Previous studies have found that with a parent's multiple deployments come higher levels of depression and more thoughts of suicide among children. But the new study is the first to focus on alcohol and drug use, senior author Stephan Arndt told Reuters Health.
"What was sort of surprising to me was that I had expected those effects for high school (students), but we saw it in sixth graders too," said Arndt, a psychiatry researcher at the University of Iowa in Iowa City.
Arndt and his colleagues analyzed statewide survey data from Iowa students in 2010, when 1.2 million American children had a parent in the active duty military. They compared data from 1,700 kids of deployed parents and 57,000 kids from non-military families, including sixth, eighth and 11th graders.
Twelve percent of sixth graders with a deployed parent had tried alcohol and seven percent had consumed five or more drinks in one sitting, compared to four and two percent of children of non-military parents, respectively.
Among eleventh graders, 29 percent of military children had binge drank in the past month and 15 percent had smoked pot, compared to 22 percent and 10 percent of non-military kids.
Fifteen percent of all kids and teens in the deployed-parent group compared to seven percent of other youth had misused prescription drugs in the past month, the researchers reported in the journal Addiction.
"This research just adds further to the mounting evidence that there are negative mental health effects on children associated with parental military deployment," Dr. Timothy Shope, a pediatrician at Children's Hospital of Pittsburgh, told Reuters Health by email.

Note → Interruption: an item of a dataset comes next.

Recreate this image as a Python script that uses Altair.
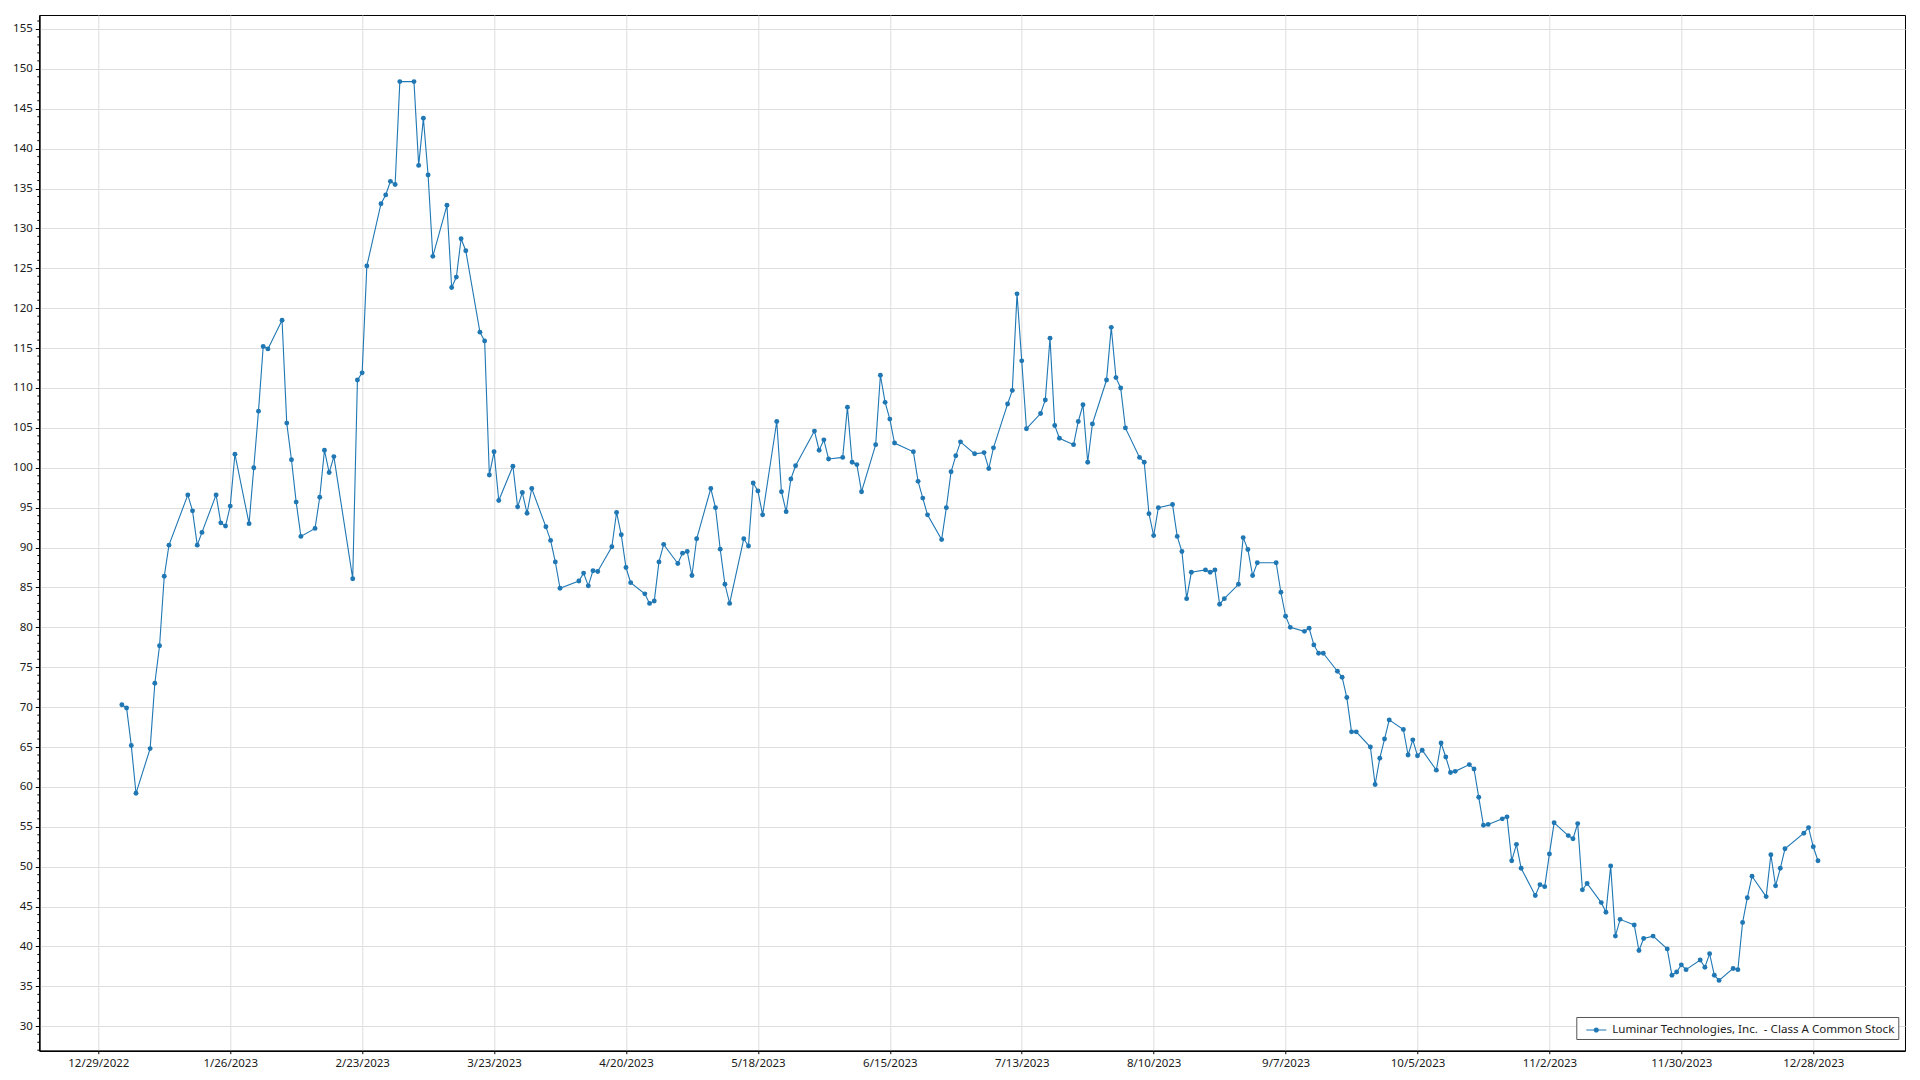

The study looked at only one point in time and did not track the kids before and after their parents were deployed - so the researchers can't say for certain that deployment caused risky behaviors, according to Dr. Timothy Roberts, an adolescent medicine specialist at Naval Medical Center San Diego, who was not involved in the study.
There are several long-term studies of military children funded by the U.S. government going on now that will yield more definitive results, Roberts told Reuters Health in an email.
This study primarily included Army Reserve and National Guard families in Iowa, with parents who would have worked civilian jobs before deployment and whose families didn't live on military bases. Those children may be most vulnerable to the upheaval of deployment, noted Shope, who served for 21 years in the Navy before retiring in 2011.
On bases, full-time active duty military live near built-in support systems as well as other military families who look out for each other during deployment, but Army Reserve and National Guard families often don't have those resources, Shope said.
"I think community service agencies, military service agencies and schools should put something in place that adds support to the children" and the rest of the family left behind, Arndt said.